>>>

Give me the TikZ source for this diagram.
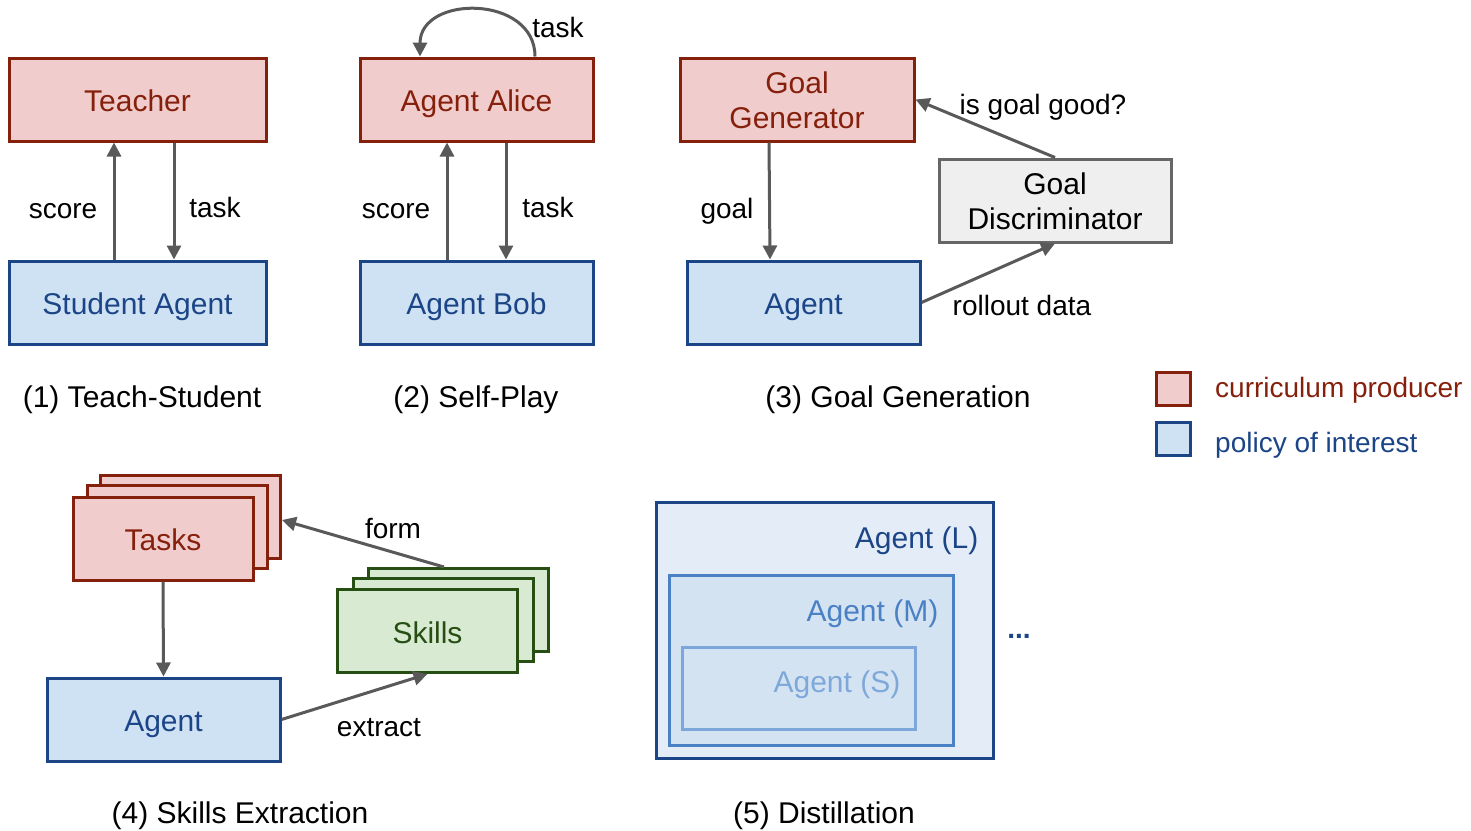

<<<
>>>

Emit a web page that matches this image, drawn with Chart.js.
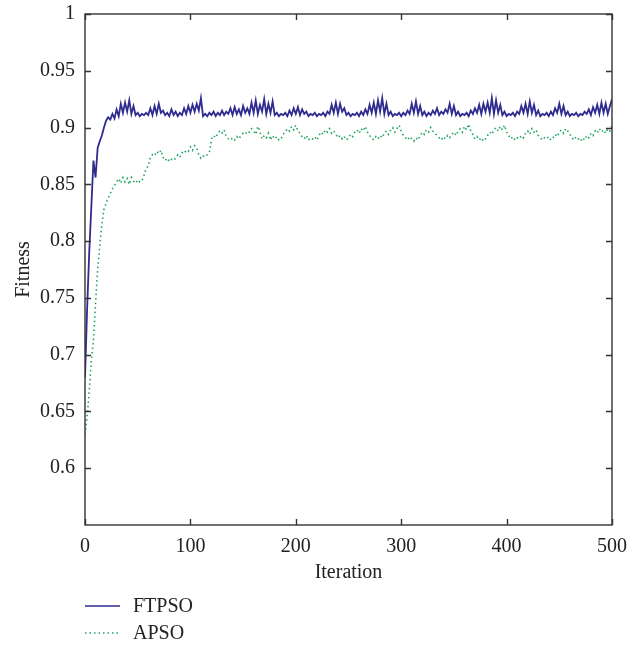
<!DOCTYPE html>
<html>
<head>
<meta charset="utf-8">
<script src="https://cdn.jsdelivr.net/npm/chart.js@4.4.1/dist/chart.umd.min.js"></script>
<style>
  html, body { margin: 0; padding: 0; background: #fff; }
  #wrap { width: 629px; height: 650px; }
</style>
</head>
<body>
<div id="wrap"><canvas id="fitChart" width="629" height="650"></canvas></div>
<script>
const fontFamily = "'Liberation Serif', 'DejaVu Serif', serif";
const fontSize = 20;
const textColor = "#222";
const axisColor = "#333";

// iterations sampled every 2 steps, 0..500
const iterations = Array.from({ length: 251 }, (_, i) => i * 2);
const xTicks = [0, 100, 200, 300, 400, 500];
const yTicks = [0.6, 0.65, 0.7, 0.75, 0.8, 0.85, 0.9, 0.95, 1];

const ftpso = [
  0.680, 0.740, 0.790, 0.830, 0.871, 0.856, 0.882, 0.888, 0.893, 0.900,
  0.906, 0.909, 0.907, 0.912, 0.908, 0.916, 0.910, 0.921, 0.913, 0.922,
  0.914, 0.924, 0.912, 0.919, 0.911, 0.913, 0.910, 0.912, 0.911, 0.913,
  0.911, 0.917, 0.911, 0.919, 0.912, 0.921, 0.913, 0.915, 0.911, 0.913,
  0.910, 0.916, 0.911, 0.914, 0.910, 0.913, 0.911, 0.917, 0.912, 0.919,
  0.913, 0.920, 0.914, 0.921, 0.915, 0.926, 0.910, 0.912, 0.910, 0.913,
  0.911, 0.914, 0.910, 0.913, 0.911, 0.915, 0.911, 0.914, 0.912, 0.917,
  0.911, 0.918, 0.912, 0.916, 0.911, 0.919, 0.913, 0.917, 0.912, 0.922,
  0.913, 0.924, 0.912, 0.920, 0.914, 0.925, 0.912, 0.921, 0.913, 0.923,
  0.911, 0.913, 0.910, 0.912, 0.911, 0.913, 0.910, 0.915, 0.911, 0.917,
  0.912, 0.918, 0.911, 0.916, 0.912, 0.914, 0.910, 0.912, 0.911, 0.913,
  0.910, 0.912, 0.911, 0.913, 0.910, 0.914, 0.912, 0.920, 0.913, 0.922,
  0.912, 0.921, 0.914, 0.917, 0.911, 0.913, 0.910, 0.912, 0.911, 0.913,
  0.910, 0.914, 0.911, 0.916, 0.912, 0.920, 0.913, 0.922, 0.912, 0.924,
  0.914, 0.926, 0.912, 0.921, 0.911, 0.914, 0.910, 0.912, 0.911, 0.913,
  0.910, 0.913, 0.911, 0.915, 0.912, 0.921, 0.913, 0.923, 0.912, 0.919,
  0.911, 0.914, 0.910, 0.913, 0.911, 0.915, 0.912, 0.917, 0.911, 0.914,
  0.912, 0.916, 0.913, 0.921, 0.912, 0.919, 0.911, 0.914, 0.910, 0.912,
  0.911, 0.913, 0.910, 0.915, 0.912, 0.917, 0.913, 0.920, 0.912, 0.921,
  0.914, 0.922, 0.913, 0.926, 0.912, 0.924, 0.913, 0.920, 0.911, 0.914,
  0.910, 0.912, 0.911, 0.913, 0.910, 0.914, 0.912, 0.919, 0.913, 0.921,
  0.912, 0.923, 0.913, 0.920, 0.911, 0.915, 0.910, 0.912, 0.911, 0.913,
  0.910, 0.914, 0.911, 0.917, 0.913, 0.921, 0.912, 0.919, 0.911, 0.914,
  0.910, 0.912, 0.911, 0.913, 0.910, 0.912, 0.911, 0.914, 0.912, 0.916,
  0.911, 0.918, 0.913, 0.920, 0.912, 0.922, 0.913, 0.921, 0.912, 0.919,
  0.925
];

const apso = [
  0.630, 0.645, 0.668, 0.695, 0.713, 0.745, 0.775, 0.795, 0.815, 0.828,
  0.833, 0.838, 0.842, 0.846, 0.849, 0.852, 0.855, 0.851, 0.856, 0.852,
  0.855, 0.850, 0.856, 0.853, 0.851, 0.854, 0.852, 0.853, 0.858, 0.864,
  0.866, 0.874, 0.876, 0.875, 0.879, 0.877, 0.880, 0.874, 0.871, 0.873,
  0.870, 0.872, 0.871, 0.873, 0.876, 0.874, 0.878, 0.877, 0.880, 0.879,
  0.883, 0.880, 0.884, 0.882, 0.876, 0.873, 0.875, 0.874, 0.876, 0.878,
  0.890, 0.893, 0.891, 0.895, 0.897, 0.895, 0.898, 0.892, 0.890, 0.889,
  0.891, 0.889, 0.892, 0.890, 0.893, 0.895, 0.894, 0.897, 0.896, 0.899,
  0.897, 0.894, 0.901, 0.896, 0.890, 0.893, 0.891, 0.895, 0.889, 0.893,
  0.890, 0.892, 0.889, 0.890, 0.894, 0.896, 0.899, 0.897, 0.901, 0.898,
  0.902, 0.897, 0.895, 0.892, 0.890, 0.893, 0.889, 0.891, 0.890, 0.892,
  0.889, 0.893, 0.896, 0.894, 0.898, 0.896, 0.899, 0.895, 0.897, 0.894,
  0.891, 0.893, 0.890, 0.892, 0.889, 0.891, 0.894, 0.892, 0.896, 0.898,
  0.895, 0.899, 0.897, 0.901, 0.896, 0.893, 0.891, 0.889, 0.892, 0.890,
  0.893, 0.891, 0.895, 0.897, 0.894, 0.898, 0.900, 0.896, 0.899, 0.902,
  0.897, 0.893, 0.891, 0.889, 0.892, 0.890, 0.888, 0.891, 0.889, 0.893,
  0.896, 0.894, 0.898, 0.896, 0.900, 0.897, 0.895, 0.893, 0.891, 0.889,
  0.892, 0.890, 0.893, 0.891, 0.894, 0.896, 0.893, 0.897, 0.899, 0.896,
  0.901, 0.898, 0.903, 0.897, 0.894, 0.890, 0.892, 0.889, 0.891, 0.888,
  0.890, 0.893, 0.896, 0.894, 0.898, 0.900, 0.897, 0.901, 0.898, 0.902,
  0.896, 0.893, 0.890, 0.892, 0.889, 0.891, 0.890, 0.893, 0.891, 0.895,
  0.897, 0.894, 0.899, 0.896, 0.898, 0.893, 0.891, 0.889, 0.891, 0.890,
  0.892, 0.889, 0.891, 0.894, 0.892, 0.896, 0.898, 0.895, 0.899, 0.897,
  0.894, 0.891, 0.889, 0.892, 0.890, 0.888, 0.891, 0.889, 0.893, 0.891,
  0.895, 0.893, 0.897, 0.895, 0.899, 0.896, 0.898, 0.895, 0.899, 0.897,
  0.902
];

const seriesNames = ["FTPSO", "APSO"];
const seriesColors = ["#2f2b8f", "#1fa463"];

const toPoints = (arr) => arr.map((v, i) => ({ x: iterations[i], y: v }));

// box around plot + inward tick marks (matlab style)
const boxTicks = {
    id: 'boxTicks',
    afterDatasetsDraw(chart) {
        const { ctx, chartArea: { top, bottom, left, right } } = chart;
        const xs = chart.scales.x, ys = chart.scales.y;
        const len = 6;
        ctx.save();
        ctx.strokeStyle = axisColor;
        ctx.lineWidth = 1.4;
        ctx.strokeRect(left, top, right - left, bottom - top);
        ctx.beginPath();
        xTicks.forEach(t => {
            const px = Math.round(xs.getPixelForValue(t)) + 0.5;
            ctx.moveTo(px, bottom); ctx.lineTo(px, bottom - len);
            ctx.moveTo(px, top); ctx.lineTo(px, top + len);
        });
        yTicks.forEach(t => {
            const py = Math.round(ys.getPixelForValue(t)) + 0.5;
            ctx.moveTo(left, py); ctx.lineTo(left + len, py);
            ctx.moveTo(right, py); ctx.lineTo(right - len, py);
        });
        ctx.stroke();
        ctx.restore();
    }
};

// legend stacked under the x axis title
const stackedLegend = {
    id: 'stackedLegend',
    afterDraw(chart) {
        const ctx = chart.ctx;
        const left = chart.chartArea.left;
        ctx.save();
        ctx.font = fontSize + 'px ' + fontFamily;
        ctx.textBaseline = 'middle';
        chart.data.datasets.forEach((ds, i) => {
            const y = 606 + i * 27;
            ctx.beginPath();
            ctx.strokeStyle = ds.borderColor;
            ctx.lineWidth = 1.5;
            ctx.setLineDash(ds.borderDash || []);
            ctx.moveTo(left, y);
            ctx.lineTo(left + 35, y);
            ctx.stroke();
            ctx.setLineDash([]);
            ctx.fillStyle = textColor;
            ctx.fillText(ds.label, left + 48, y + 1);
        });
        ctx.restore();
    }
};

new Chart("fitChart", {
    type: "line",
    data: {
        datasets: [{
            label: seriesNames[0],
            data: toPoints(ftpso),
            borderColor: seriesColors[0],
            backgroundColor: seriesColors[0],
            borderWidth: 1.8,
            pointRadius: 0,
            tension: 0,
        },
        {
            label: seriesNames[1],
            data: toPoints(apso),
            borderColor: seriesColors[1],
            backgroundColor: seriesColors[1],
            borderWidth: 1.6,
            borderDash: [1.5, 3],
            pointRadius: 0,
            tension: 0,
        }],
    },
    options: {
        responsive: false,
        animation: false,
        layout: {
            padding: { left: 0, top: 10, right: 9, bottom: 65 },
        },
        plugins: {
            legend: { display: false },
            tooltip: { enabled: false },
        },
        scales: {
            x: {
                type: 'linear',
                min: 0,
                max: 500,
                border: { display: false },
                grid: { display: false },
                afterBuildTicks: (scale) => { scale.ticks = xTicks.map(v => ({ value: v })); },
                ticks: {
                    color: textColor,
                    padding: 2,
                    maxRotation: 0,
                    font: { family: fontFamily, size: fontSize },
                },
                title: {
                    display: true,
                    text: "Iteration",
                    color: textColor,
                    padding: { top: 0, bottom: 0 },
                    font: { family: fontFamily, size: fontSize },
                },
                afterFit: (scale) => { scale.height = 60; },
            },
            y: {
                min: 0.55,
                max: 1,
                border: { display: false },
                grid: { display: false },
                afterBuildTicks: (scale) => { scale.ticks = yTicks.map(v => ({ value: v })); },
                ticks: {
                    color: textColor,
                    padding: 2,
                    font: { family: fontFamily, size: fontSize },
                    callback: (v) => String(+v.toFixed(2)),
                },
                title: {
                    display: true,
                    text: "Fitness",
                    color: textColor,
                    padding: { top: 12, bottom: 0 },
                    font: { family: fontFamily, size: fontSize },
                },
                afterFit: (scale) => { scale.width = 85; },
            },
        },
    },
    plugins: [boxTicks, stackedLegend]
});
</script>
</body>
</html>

<<<

* _Directions for this task_
In the listing above, find the line containing "Emit a web page" and the line containing "0.9, 0.95, 1];". Print those two lines and every line between them exactly, with no pictures.

* _Expected answer_
Emit a web page that matches this image, drawn with Chart.js.
<!DOCTYPE html>
<html>
<head>
<meta charset="utf-8">
<script src="https://cdn.jsdelivr.net/npm/chart.js@4.4.1/dist/chart.umd.min.js"></script>
<style>
  html, body { margin: 0; padding: 0; background: #fff; }
  #wrap { width: 629px; height: 650px; }
</style>
</head>
<body>
<div id="wrap"><canvas id="fitChart" width="629" height="650"></canvas></div>
<script>
const fontFamily = "'Liberation Serif', 'DejaVu Serif', serif";
const fontSize = 20;
const textColor = "#222";
const axisColor = "#333";

// iterations sampled every 2 steps, 0..500
const iterations = Array.from({ length: 251 }, (_, i) => i * 2);
const xTicks = [0, 100, 200, 300, 400, 500];
const yTicks = [0.6, 0.65, 0.7, 0.75, 0.8, 0.85, 0.9, 0.95, 1];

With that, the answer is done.